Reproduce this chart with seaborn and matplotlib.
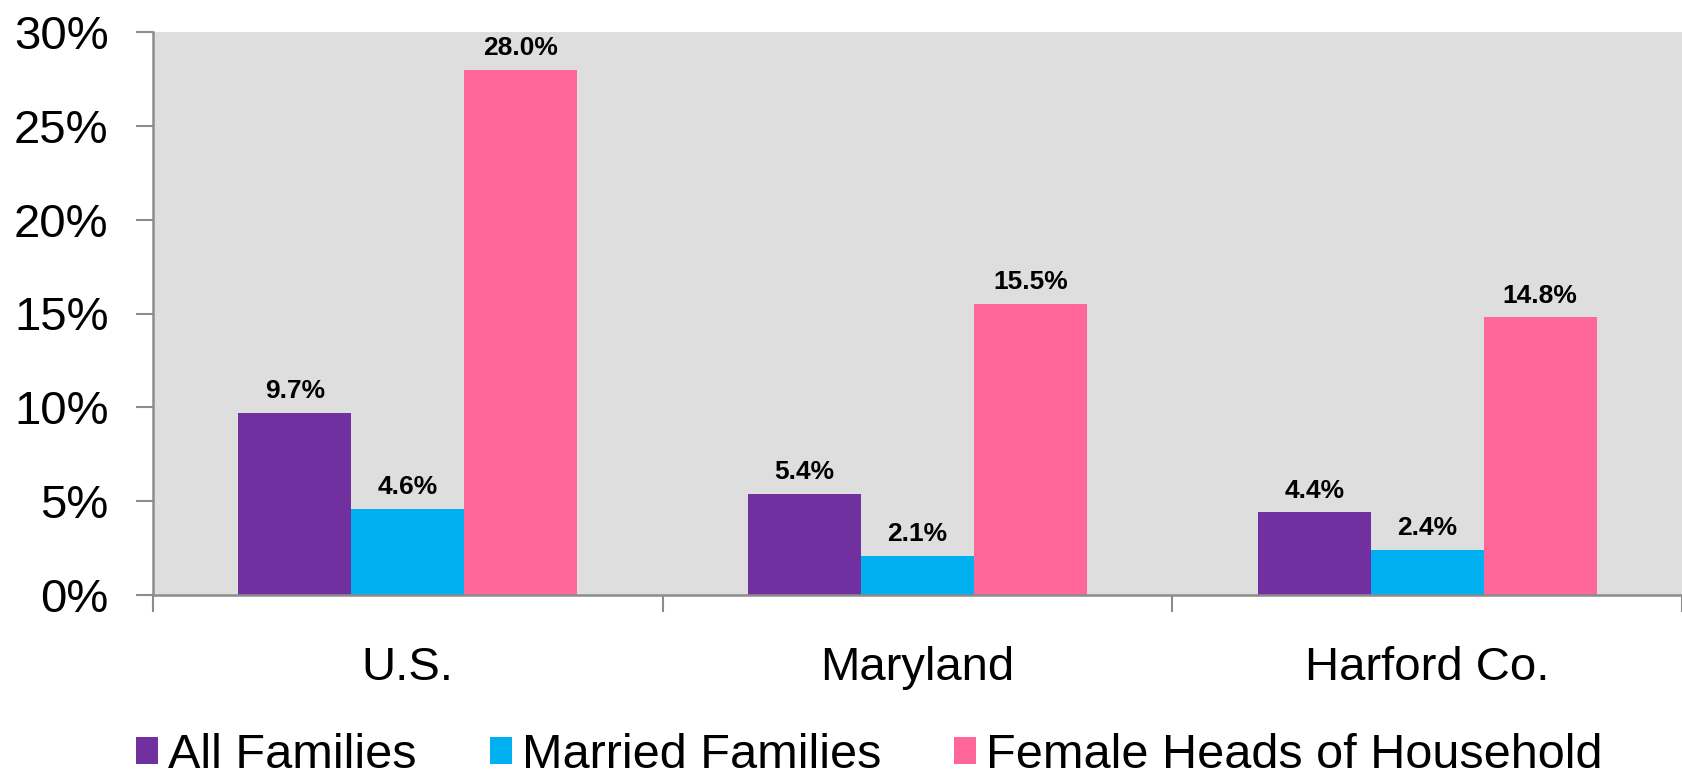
import pandas as pd
import matplotlib.pyplot as plt
import seaborn as sns
from matplotlib.ticker import PercentFormatter

# Dados
regioes = ['U.S.', 'Maryland', 'Harford Co.']
grupos = ['All Families', 'Married Families', 'Female Heads of Household']
all_families = [9.7, 5.4, 4.4]
married_families = [4.6, 2.1, 2.4]
female_heads = [28.0, 15.5, 14.8]
cores = ['#7030A0', '#00B0F0', '#FF6699']

df = pd.DataFrame({
    'Regiao': regioes * 3,
    'Grupo': [g for g in grupos for _ in regioes],
    'Valor': all_families + married_families + female_heads,
})

sns.set_style("white")
plt.rcParams['font.family'] = ['Liberation Sans', 'DejaVu Sans']
plt.rcParams['text.color'] = 'black'
plt.rcParams['xtick.color'] = 'black'
plt.rcParams['ytick.color'] = 'black'

fig = plt.figure(figsize=(16.82, 7.78), dpi=100)
ax = fig.add_axes([153 / 1682, 1 - 595 / 778, 1 - 153 / 1682, (595 - 32) / 778])
ax.set_facecolor('#DEDEDE')

sns.barplot(data=df, x='Regiao', y='Valor', hue='Grupo', order=regioes,
            hue_order=grupos, palette=cores, width=0.665, saturation=1,
            linewidth=0, ax=ax)

# Rótulos das barras
for cont in ax.containers:
    ax.bar_label(cont, labels=[f'{b.get_height():.1f}%' for b in cont],
                 padding=7, fontsize=19, fontweight='bold', color='black')

ax.set_ylim(0, 30)
ax.set_yticks(range(0, 31, 5))
ax.yaxis.set_major_formatter(PercentFormatter(decimals=0))
ax.set_xlim(-0.5, 2.5)
ax.set_xlabel('')
ax.set_ylabel('')

# Marcas entre grupos
ax.set_xticks([-0.5, 0.5, 1.5, 2.5], minor=True)
ax.tick_params(axis='x', which='major', bottom=True, length=0, pad=37,
               labelsize=34, labelcolor='black')
ax.tick_params(axis='x', which='minor', bottom=True, length=12, width=1.5,
               color='#8C8C8C', direction='out')
ax.tick_params(axis='y', left=True, length=12, width=1.5, color='#8C8C8C',
               direction='out', pad=20, labelsize=34, labelcolor='black')

for lado in ['top', 'right']:
    ax.spines[lado].set_visible(False)
for lado in ['left', 'bottom']:
    ax.spines[lado].set_color('#8C8C8C')
    ax.spines[lado].set_linewidth(1.8)

# Legenda
handles, labels = ax.get_legend_handles_labels()
ax.get_legend().remove()
fig.legend(handles, labels, loc='lower left', bbox_to_anchor=(136 / 1682, 0.0),
           ncol=3, frameon=False, fontsize=35, handlelength=0.46, handleheight=0.46,
           handletextpad=0.2, columnspacing=1.5, borderpad=0, borderaxespad=0)

plt.savefig('out.png', dpi=100)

> _Required task_:
Reproduce the data above word for word from its first line through the line that holds "padding=7, fontsize=19, fontweight='bold', color='black')", both ends included; skip pictures.

> _Written solution_:
Reproduce this chart with seaborn and matplotlib.
import pandas as pd
import matplotlib.pyplot as plt
import seaborn as sns
from matplotlib.ticker import PercentFormatter

# Dados
regioes = ['U.S.', 'Maryland', 'Harford Co.']
grupos = ['All Families', 'Married Families', 'Female Heads of Household']
all_families = [9.7, 5.4, 4.4]
married_families = [4.6, 2.1, 2.4]
female_heads = [28.0, 15.5, 14.8]
cores = ['#7030A0', '#00B0F0', '#FF6699']

df = pd.DataFrame({
    'Regiao': regioes * 3,
    'Grupo': [g for g in grupos for _ in regioes],
    'Valor': all_families + married_families + female_heads,
})

sns.set_style("white")
plt.rcParams['font.family'] = ['Liberation Sans', 'DejaVu Sans']
plt.rcParams['text.color'] = 'black'
plt.rcParams['xtick.color'] = 'black'
plt.rcParams['ytick.color'] = 'black'

fig = plt.figure(figsize=(16.82, 7.78), dpi=100)
ax = fig.add_axes([153 / 1682, 1 - 595 / 778, 1 - 153 / 1682, (595 - 32) / 778])
ax.set_facecolor('#DEDEDE')

sns.barplot(data=df, x='Regiao', y='Valor', hue='Grupo', order=regioes,
            hue_order=grupos, palette=cores, width=0.665, saturation=1,
            linewidth=0, ax=ax)

# Rótulos das barras
for cont in ax.containers:
    ax.bar_label(cont, labels=[f'{b.get_height():.1f}%' for b in cont],
                 padding=7, fontsize=19, fontweight='bold', color='black')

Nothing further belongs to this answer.